Transparency ought to be welcomed by the professions


It is a great pity that professional bodies/institutions only move forward when forced, or threatened, by legislation. The reaction by the Irish Stock Exchange (ISE), and the Institute of Directors, to proposals by the Irish Association of Investment Managers (IAIM), on detailed disclosure of directors' remuneration, typifies the approach adopted by such bodies. Instead of welcoming the proposals as a further step towards greater transparency, the ISE said, it would examine the new guidelines, and also the comments by the Tanaiste and Minister for Enterprise, Trade and Employment, Ms Harney who warned that she would bring in legislation to force disclosure, if the guidelines are not adopted. The Institute of Directors merely said "anything the Minister says will be looked at very carefully".

Both bodies will, of course, have to formally consider the proposed new guidelines, but both have been sharply opposed to greater disclosure. However, they should have seen the light before now and joined in the movement towards greater transparency.

Now the ISE will have to stitch these into its rules as part of its listing requirements. But that will be viewed as a reluctant move.

There has been similar foot-dragging by the accountancy profession. The present probe into alleged professional misconduct by some members of the Institute of Chartered Accountants in Ireland is being held in private. But following pressure from Ms Harney, she has a representative in attendance. Also, the accountants have been forced to change their by-laws which will now allow disciplinary meetings to be held in public in the future. That is unless its disciplinary committee decides against such public meetings because it would be prejudicial to the defendants. And the endorsement of the new rules by over 90 per cent of the institute's members must be a good augury for the future.

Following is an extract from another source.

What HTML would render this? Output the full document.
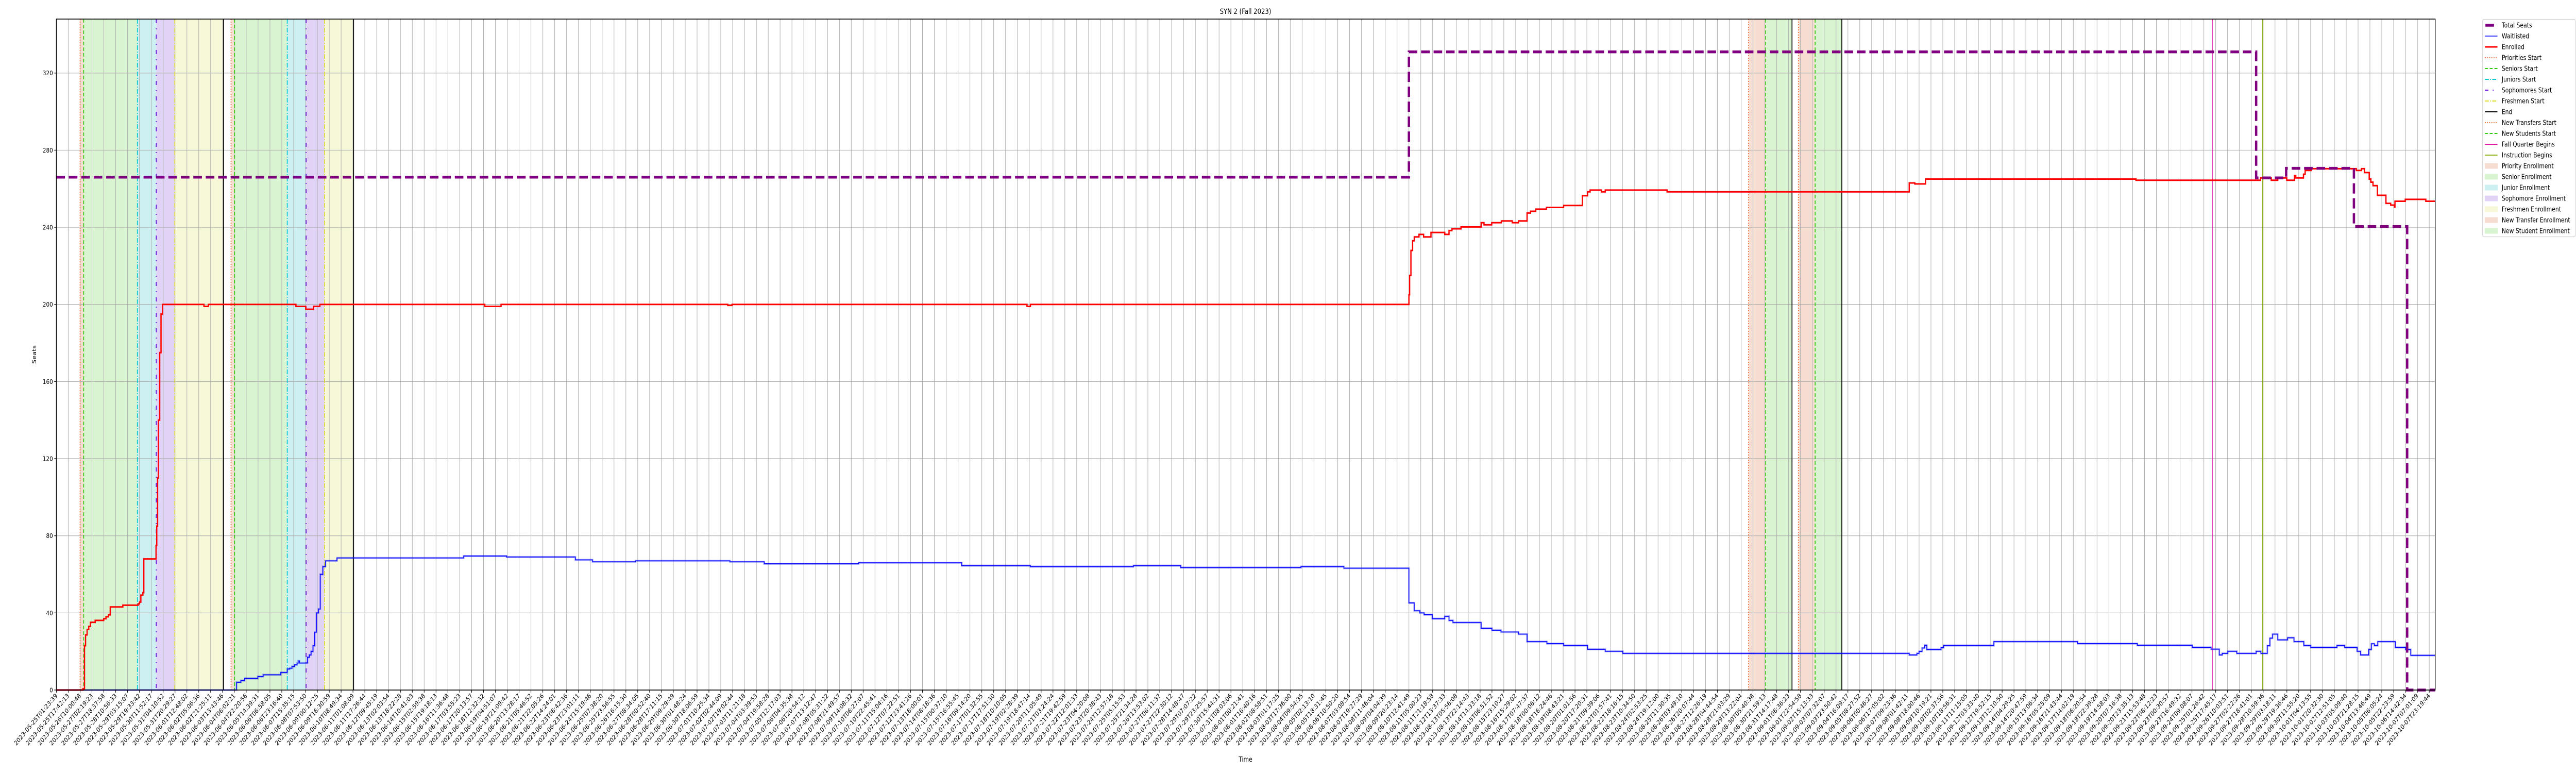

Against that background, the move initiated by IAIM is a positive one. It is not long ago that some of its members did not think greater disclosure of directors' remuneration was important. AIMI's new stance has to be warmly welcomed.

The objections cited against greater disclosure of directors' remuneration, have always been spurious. These included the "peeping Tom" syndrome. Surprisingly, typifying that approach, one company director told The Irish Times last week that providing information on individual director' remuneration "would simply indulge the prurient interest of the public". Hopefully that is an isolated view. But the excuse mostly used by the objectors was that such disclosures would identify wealthy people and create security problems for them. Those objectors failed to say that those high profile people who were kidnapped, such as the family of Mr Jim Lacey of NIB, never had their remuneration disclosed and that they were targeted for different reasons. Also, those abducted tended to be proprietors of small cash-flow businesses. Those objections never did not stand up to scrutiny, and always had a distinctly hollow ring about them.

The ISE in defending its stance said the existing rules go further than company law requirement and also noted said London was the only exchange in Europe which had such demanding disclosure rules. That is true but who wants to follows continental Europe which is way behind in transparency. In any event, Irish publicly quoted companies which are among the world leaders, should emulate, or surpass, what is best. That means doing what the British and US companies do. It is obviously ridiculous when a Northern Ireland company, such as Ulster Television, gives a precise breakdown of individual director's remuneration when the Republic's leading companies only give an aggregation of directors' remuneration.

Indeed, the practice of lumping the remuneration got AIB into deep trouble in 1995 because an averaging of the figures showed the five executive directors getting an average pay rise of £165,000 each in the previous year. This, of course, was inflated by the inclusion of the remuneration paid to its US executive. AIB now discloses the US remuneration separately but still lumps the remaining remuneration. Clearly this is done for the bank's own selfish interests and not for its shareholders, customers, or indeed any other interested parties. Those in favour of getting rid of the heads-in-the-sand stance would have to agree with Ms Harney who said: "if the Taoiseach has to disclose his financial affairs, it is not reasonable for directors of public companies to be excluded from a regime of openness, transparency and accountability".

But Irish publicly quoted companies could go further by publishing quarterly figures. It is ludicrous that the US subsidiaries of companies do precisely that while their parents merely dollop out two parcels of figures - interim and final - a year.